Goat Yoga Returns to Glen Carbon Park with Outdoor Class May 9
Goat Yoga of Southern Illinois brought a 90-minute, all-ages class to Ray Schon Park, leaning on goats, spring air and a growing regional following.

Goat Yoga of Southern Illinois turned Ray Schon Park in Glen Carbon into more than a novelty stop. The 90-minute class at 156 N Main St mixed yoga with friendly miniature goats, and the setup was pitched as an all-ages, every-level outing with tickets starting at $39.19.
The class began at 10 a.m. on Saturday, May 9, and space was limited through Eventbrite. That structure is part of why goat yoga keeps finding an audience: it lowers the pressure of a first class, adds a social layer, and makes the whole session feel more like an outdoor event than a studio drill.
This was not a one-off stunt for Goat Yoga of Southern Illinois. The organizer page showed four years of events, 183 total attendees and about 3.9k followers and attendees connected to the page, a sign that the format has built a real local base. Eventbrite also listed more upcoming Goat Yoga of Southern IL sessions in Fairview Heights, Waterloo and Bethalto, showing a calendar that stretches well beyond Glen Carbon.

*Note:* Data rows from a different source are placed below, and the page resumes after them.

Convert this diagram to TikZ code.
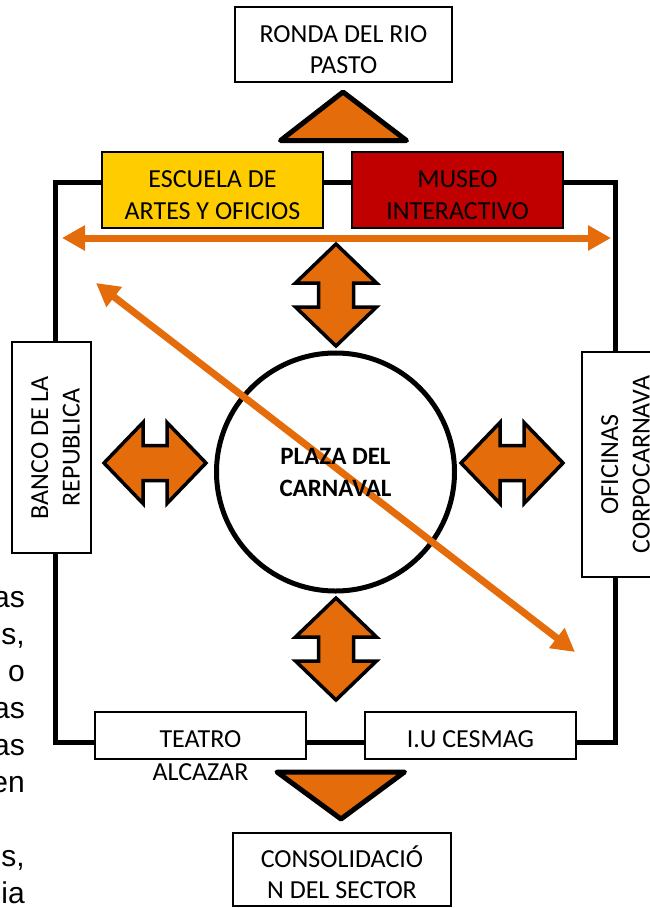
\documentclass[tikz,border=0pt]{standalone}
\usepackage{fontspec}
\setmainfont{Carlito}
\newfontfamily\arialfont{Liberation Sans}
\usetikzlibrary{positioning, arrows.meta}
\definecolor{naranja}{HTML}{E46C0A}
\definecolor{amarillo}{HTML}{FFCC00}
\definecolor{rojo}{HTML}{C00000}

\tikzset{
    pics/dobleflecha/.style={code={
        \draw[bloque] (0,-51) -- (40.5,-12) -- (17.5,-12) -- (17.5,12) -- (40.5,12) -- (0,51)
            -- (-40.5,12) -- (-17.5,12) -- (-17.5,-12) -- (-40.5,-12) -- cycle;
    }}
}

\begin{document}
\begin{tikzpicture}[
        x=1pt, y=-1pt,
        font=\fontsize{26}{31.5}\selectfont,
        caja/.style={rectangle, draw, line width=1.4pt, fill=white, align=center, inner sep=0pt, text height=58.2pt},
        caja1/.style={caja, text height=23.7pt},
        vertical/.style={caja, rotate=90, text height=56.2pt},
        plaza/.style={circle, draw, line width=5pt, minimum size=238pt, inner sep=0pt},
        marco/.style={line width=5pt},
        bloque/.style={draw, line width=3.5pt, fill=naranja},
        punta/.style={draw, line width=5pt, fill=naranja, line join=round},
        flecha/.style={naranja, line width=7pt, {Triangle[length=23pt, width=24pt]}-{Triangle[length=23pt, width=24pt]}}
    ]
        \useasboundingbox (0,0) rectangle (649,908);

        % Marco
        \draw [marco] (55,182) rectangle (615,742);

        % Nodes
        \node [caja, minimum width=217pt, minimum height=75pt] (ronda) at (343.5,44.5) {RONDA DEL RIO\\PASTO};
        \node [caja, fill=amarillo, minimum width=221pt, minimum height=76pt] (escuela) at (212.5,190) {ESCUELA DE\\ARTES Y OFICIOS};
        \node [caja, fill=rojo, minimum width=211pt, minimum height=76pt] (museo) at (457.5,190) {MUSEO\\INTERACTIVO};
        \node [vertical, minimum width=211pt, minimum height=79pt] (banco) at (51.5,447.5) {BANCO DE LA\\REPUBLICA};
        \node [vertical, minimum width=225pt, minimum height=79pt] (oficinas) at (621.5,464.5) {OFICINAS\\CORPOCARNAVA};
        \node [caja1, minimum width=211pt, minimum height=47pt,
               label={[inner sep=0pt, label distance=3.6pt]below:ALCAZAR}] (teatro) at (200.5,735.5) {TEATRO};
        \node [caja1, minimum width=211pt, minimum height=47pt] (cesmag) at (470.5,735.5) {I.U CESMAG};
        \node [caja, minimum width=218pt, minimum height=73pt] (consolidacion) at (342,869.5) {CONSOLIDACIÓ\\N DEL SECTOR};

        \node [plaza] (plaza) at (335.5,472) {};

        % Texto cortado al margen
        \node [anchor=south east, align=right, inner sep=0pt,
               font=\arialfont\fontsize{30}{37}\selectfont] (margen) at (25,904)
              {as\\s,\\o\\as\\as\\en\\~\\s,\\ia};

        % Edges
        \coordinate (izq) at (62,238);
        \coordinate (der) at (611,238);
        \coordinate (diag1) at (96,283);
        \coordinate (diag2) at (575,652);
        \draw [flecha] (izq) -- (der);
        \draw [flecha] (diag1) -- (diag2);

        \node [font=\bfseries\fontsize{25}{32}\selectfont, align=center] (plazatexto) at (plaza) {PLAZA DEL\\CARNAVAL};

        % Flechas de bloque
        \pic at (336,295) {dobleflecha};
        \pic at (336,649) {dobleflecha};
        \pic [rotate=90] at (155,463) {dobleflecha};
        \pic [rotate=90] at (512,463) {dobleflecha};

        \draw [punta] (343,92) -- (406.5,140.5) -- (280.5,140.5) -- cycle;
        \draw [punta] (277,772) -- (404.5,772) -- (341,819) -- cycle;

    \end{tikzpicture}
\end{document}
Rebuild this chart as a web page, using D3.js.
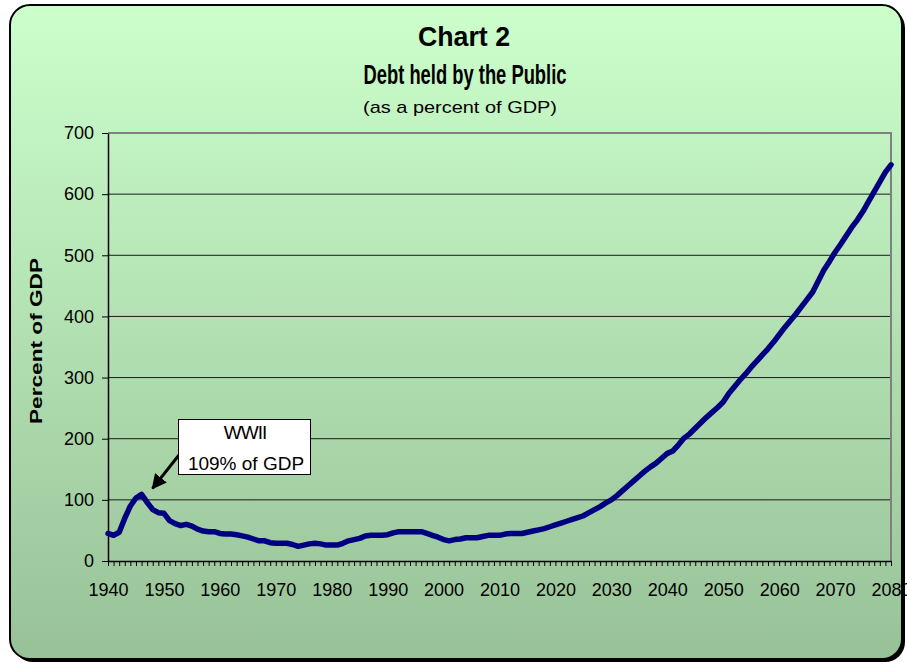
<!DOCTYPE html>
<html>
<head>
<meta charset="utf-8">
<script src="https://cdn.jsdelivr.net/npm/d3@7"></script>
<style>
  body { margin: 0; background: #fff; }
  svg { display: block; font-family: "Liberation Sans", Arial, sans-serif; }
</style>
</head>
<body>
<script>
var years = [
  1940, 1941, 1942, 1943, 1944, 1945, 1946, 1947, 1948, 1949,
  1950, 1951, 1952, 1953, 1954, 1955, 1956, 1957, 1958, 1959,
  1960, 1961, 1962, 1963, 1964, 1965, 1966, 1967, 1968, 1969,
  1970, 1971, 1972, 1973, 1974, 1975, 1976, 1977, 1978, 1979,
  1980, 1981, 1982, 1983, 1984, 1985, 1986, 1987, 1988, 1989,
  1990, 1991, 1992, 1993, 1994, 1995, 1996, 1997, 1998, 1999,
  2000, 2001, 2002, 2003, 2004, 2005, 2006, 2007, 2008, 2009,
  2010, 2011, 2012, 2013, 2014, 2015, 2016, 2017, 2018, 2019,
  2020, 2021, 2022, 2023, 2024, 2025, 2026, 2027, 2028, 2029,
  2030, 2031, 2032, 2033, 2034, 2035, 2036, 2037, 2038, 2039,
  2040, 2041, 2042, 2043, 2044, 2045, 2046, 2047, 2048, 2049,
  2050, 2051, 2052, 2053, 2054, 2055, 2056, 2057, 2058, 2059,
  2060, 2061, 2062, 2063, 2064, 2065, 2066, 2067, 2068, 2069,
  2070, 2071, 2072, 2073, 2074, 2075, 2076, 2077, 2078, 2079,
  2080
];

// debt held by the public, percent of GDP
var debt = [
   45,  42,  47,  70,  90, 103, 109,  96,  84,  79,
   78,  66,  61,  58,  60,  57,  52,  49,  48,  48,
   45,  44,  44,  43,  41,  39,  36,  33,  33,  30,
   29,  29,  29,  27,  24,  26,  28,  29,  28,  26,
   26,  26,  29,  33,  35,  37,  41,  42,  42,  42,
   43,  46,  48,  48,  48,  48,  48,  45,  42,  39,
   35,  33,  35,  36,  38,  38,  38,  40,  42,  42,
   42,  44,  45,  45,  45,  47,  49,  51,  53,  56,
   59,  62,  65,  68,  71,  74,  79,  84,  89,  95,
  100, 107, 115, 123, 131, 139, 147, 154, 160, 168,
  176, 180, 190, 201, 208, 217, 226, 235, 243, 251,
  260, 274, 285, 296, 306, 317, 327, 337, 347, 358,
  370, 382, 393, 404, 416, 428, 440, 458, 476, 490,
  505, 518, 532, 546, 558, 572, 588, 604, 620, 636,
  648
];

var xLabels = [1940, 1950, 1960, 1970, 1980, 1990, 2000, 2010, 2020, 2030, 2040, 2050, 2060, 2070, 2080];
var yTicks  = [0, 100, 200, 300, 400, 500, 600, 700];
var gridTicks = [100, 200, 300, 400, 500, 600];

var
  width  = 907,
  height = 668,
  plot   = { left: 108, right: 891, top: 133, bottom: 561 },
  x      = d3.scaleLinear()
              .domain([1940, 2080])
              .range([plot.left, plot.right]),
  y      = d3.scaleLinear()
              .domain([0, 700])
              .range([plot.bottom, plot.top]),
  svg    = d3.select('body')
              .append('svg')
              .attr('width', width)
              .attr('height', height)
              .attr('viewBox', [0, 0, width, height].join(' '));

var defs = svg.append('defs');

var grad = defs.append('linearGradient')
    .attr('id', 'bg')
    .attr('x1', 0).attr('y1', 0)
    .attr('x2', 0).attr('y2', 1);
grad.append('stop').attr('offset', '0%').attr('stop-color', '#ccffcc');
grad.append('stop').attr('offset', '100%').attr('stop-color', '#98c198');

defs.append('marker')
    .attr('id', 'head')
    .attr('viewBox', '0 0 10 10')
    .attr('refX', 9).attr('refY', 5)
    .attr('markerWidth', 5).attr('markerHeight', 5)
    .attr('markerUnits', 'strokeWidth')
    .attr('orient', 'auto')
  .append('path')
    .attr('d', 'M0,0 L10,5 L0,10 z')
    .attr('fill', '#000');

// frame with drop shadow
svg.append('rect')
    .attr('x', 13).attr('y', 8)
    .attr('width', 892).attr('height', 654)
    .attr('rx', 20).attr('ry', 20)
    .attr('fill', '#000');
svg.append('rect')
    .attr('x', 10).attr('y', 5)
    .attr('width', 892).attr('height', 654)
    .attr('rx', 20).attr('ry', 20)
    .attr('fill', 'url(#bg)')
    .attr('stroke', '#000')
    .attr('stroke-width', 2);

// titles
svg.append('text')
    .attr('x', 464).attr('y', 46)
    .attr('text-anchor', 'middle')
    .attr('font-size', 27).attr('font-weight', 'bold')
    .attr('textLength', 92).attr('lengthAdjust', 'spacingAndGlyphs')
    .text('Chart 2');
svg.append('text')
    .attr('x', 465).attr('y', 84)
    .attr('text-anchor', 'middle')
    .attr('font-size', 27).attr('font-weight', 'bold')
    .attr('textLength', 203).attr('lengthAdjust', 'spacingAndGlyphs')
    .text('Debt held by the Public');
svg.append('text')
    .attr('x', 460).attr('y', 113)
    .attr('text-anchor', 'middle')
    .attr('font-size', 17)
    .attr('textLength', 194).attr('lengthAdjust', 'spacingAndGlyphs')
    .text('(as a percent of GDP)');

// gridlines and plot border
svg.append('g')
    .selectAll('line')
    .data(gridTicks)
    .enter()
    .append('line')
    .attr('x1', plot.left).attr('x2', plot.right)
    .attr('y1', y).attr('y2', y)
    .attr('stroke', '#1a1a1a')
    .attr('stroke-width', 1);

svg.append('path')
    .attr('d', 'M' + plot.left + ',' + y(700) + 'H' + x(2080) + 'V' + y(0))
    .attr('fill', 'none')
    .attr('stroke', '#808080')
    .attr('stroke-width', 2);

// axes
var xAxis = svg.append('g')
    .attr('transform', 'translate(0,' + plot.bottom + ')')
    .call(d3.axisBottom(x)
        .tickValues(years)
        .tickSize(5)
        .tickSizeOuter(0)
        .tickPadding(17)
        .tickFormat(function (d) { return xLabels.indexOf(d) >= 0 ? d : ''; }));

var yAxis = svg.append('g')
    .attr('transform', 'translate(' + plot.left + ',0)')
    .call(d3.axisLeft(y)
        .tickValues(yTicks)
        .tickSize(6)
        .tickSizeOuter(0)
        .tickPadding(8));

[xAxis, yAxis].forEach(function (g) {
  g.select('.domain').attr('stroke', '#000').attr('stroke-width', 1.5);
  g.selectAll('.tick line').attr('stroke', '#000');
  g.selectAll('.tick text')
      .attr('fill', '#000')
      .attr('font-size', 18)
      .attr('font-family', '"Liberation Sans", Arial, sans-serif');
});

svg.append('text')
    .attr('transform', 'translate(42,341) rotate(-90)')
    .attr('text-anchor', 'middle')
    .attr('font-size', 17).attr('font-weight', 'bold')
    .attr('textLength', 166).attr('lengthAdjust', 'spacingAndGlyphs')
    .text('Percent of GDP');

// debt line
var line = d3.line()
    .x(function (d, i) { return x(years[i]); })
    .y(function (d) { return y(d); });

svg.append('path')
    .datum(debt)
    .attr('d', line)
    .attr('fill', 'none')
    .attr('stroke', '#000080')
    .attr('stroke-width', 5.5)
    .attr('stroke-linejoin', 'round')
    .attr('stroke-linecap', 'round');

// WWII callout
var peak = d3.max(debt.slice(0, 20)),
    peakYear = years[debt.indexOf(peak)];

svg.append('line')
    .attr('x1', 179).attr('y1', 455)
    .attr('x2', x(peakYear) + 11).attr('y2', y(peak) - 6)
    .attr('stroke', '#000')
    .attr('stroke-width', 3)
    .attr('marker-end', 'url(#head)');

svg.append('rect')
    .attr('x', 178.5).attr('y', 419.5)
    .attr('width', 132).attr('height', 55)
    .attr('fill', '#fff')
    .attr('stroke', '#000')
    .attr('stroke-width', 1);

svg.append('text')
    .attr('x', 245).attr('y', 439)
    .attr('text-anchor', 'middle')
    .attr('font-size', 19)
    .attr('letter-spacing', -1)
    .text('WWII');
svg.append('text')
    .attr('x', 246).attr('y', 470)
    .attr('text-anchor', 'middle')
    .attr('font-size', 19)
    .text('109% of GDP');
</script>
</body>
</html>
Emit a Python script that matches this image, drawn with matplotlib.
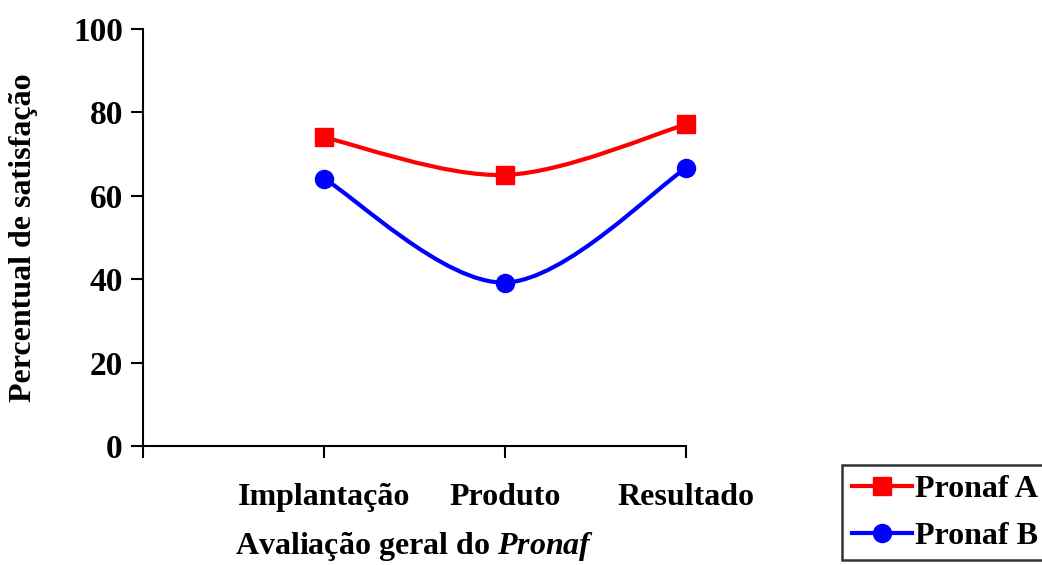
import matplotlib.pyplot as plt
import numpy as np
from matplotlib.path import Path
from matplotlib.patches import PathPatch
from matplotlib.lines import Line2D

plt.rcParams['font.family'] = ['Liberation Serif', 'DejaVu Serif']
plt.rcParams['font.weight'] = 'bold'
plt.rcParams['mathtext.fontset'] = 'custom'
plt.rcParams['mathtext.bfit'] = 'Liberation Serif:bold:italic'
plt.rcParams['mathtext.rm'] = 'Liberation Serif:bold'

categorias = ['Implantação', 'Produto', 'Resultado']
pronaf_a = [74.0, 65.0, 77.1]
pronaf_b = [64.1, 39.2, 66.6]
y_ticks = [0, 20, 40, 60, 80, 100]

FS = 23


def smooth_path(xs, ys):
    # curva suavizada estilo Excel (bezier com tangentes de Catmull-Rom)
    pts = np.column_stack([xs, ys])
    n = len(pts)
    verts = [pts[0]]
    codes = [Path.MOVETO]
    for i in range(n - 1):
        p0 = pts[i - 1] if i > 0 else pts[i]
        p1 = pts[i]
        p2 = pts[i + 1]
        p3 = pts[i + 2] if i + 2 < n else pts[i + 1]
        c1 = p1 + (p2 - p0) / 6.0
        c2 = p2 - (p3 - p1) / 6.0
        verts += [c1, c2, p2]
        codes += [Path.CURVE4] * 3
    return Path(verts, codes)


fig = plt.figure(figsize=(10.42, 5.65), dpi=100)
ax = fig.add_axes([143 / 1042, 1 - 446 / 565, 543 / 1042, 417 / 565])

x = np.arange(1, len(categorias) + 1)
for vals, cor, mk in [(pronaf_a, '#ff0000', 's'), (pronaf_b, '#0000ff', 'o')]:
    ax.add_patch(PathPatch(smooth_path(x, vals), facecolor='none',
                           edgecolor=cor, lw=3, zorder=2, clip_on=False))
    ax.plot(x, vals, ls='none', marker=mk, ms=13, color=cor, zorder=3,
            clip_on=False)

ax.set_xlim(0, 3)
ax.set_ylim(0, 100)
ax.set_yticks(y_ticks)
ax.set_xticks([0, 1, 2, 3])
ax.set_xticklabels([''] + categorias)
ax.tick_params(axis='both', labelsize=FS, width=1.5, length=8.5, direction='out')
ax.tick_params(axis='x', pad=18)
ax.tick_params(axis='y', pad=6, labelsize=24)
for lbl in ax.get_xticklabels() + ax.get_yticklabels():
    lbl.set_fontweight('bold')
ax.spines['top'].set_visible(False)
ax.spines['right'].set_visible(False)
ax.spines['left'].set_linewidth(1.5)
ax.spines['bottom'].set_linewidth(1.5)

ax.set_ylabel('Percentual de satisfação', fontsize=FS, fontweight='bold', labelpad=25)
ax.set_xlabel(r'Avaliação geral do $\mathbfit{Pronaf}$', fontsize=FS,
              fontweight='bold', labelpad=13)

handles = [Line2D([], [], color='#ff0000', lw=3, marker='s', ms=13),
           Line2D([], [], color='#0000ff', lw=3, marker='o', ms=13)]
leg = fig.legend(handles, ['Pronaf A', 'Pronaf B'], loc='upper left',
                 bbox_to_anchor=(842 / 1042, 1 - 465 / 565),
                 prop={'family': 'Liberation Serif', 'weight': 'bold', 'size': FS},
                 frameon=True, fancybox=False, edgecolor='black',
                 handlelength=1.9, handletextpad=0.1, borderpad=0.3,
                 labelspacing=0.55, borderaxespad=0)
leg.get_frame().set_linewidth(1.8)

fig.savefig('out.png', dpi=100)
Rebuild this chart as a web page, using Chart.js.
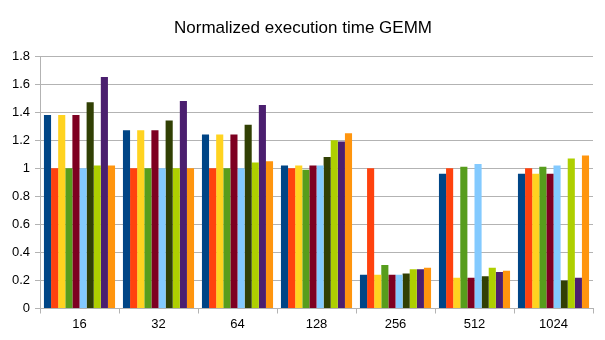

The regional pattern fits what the format has already done elsewhere. Goat Yoga of Southern Illinois has also brought classes to Pere Marquette Lodge & Conference Center in Grafton, where lodge posts called a past session a success and said it was “lots of fun.” Another post leaned into the venue’s appeal by pairing yoga with goats, a simple formula that has helped the brand travel from one community setting to another.

That is the practical answer to the goat yoga question: yes, it is playful, and yes, that is the point. The goats make the room less intimidating for beginners, give regular practitioners a lighter outing, and turn the park into something participants are likely to post, photograph and talk about afterward. In a yoga market where atmosphere matters almost as much as instruction, that combination still works.
There is a caveat, though, and it matters. Live-animal yoga has also drawn health warnings in other settings, including concern about illness risks tied to close contact with animals. That does not erase the appeal of classes like the one at Ray Schon Park, but it does explain why the hands-on, feel-good format comes with a real-world tradeoff.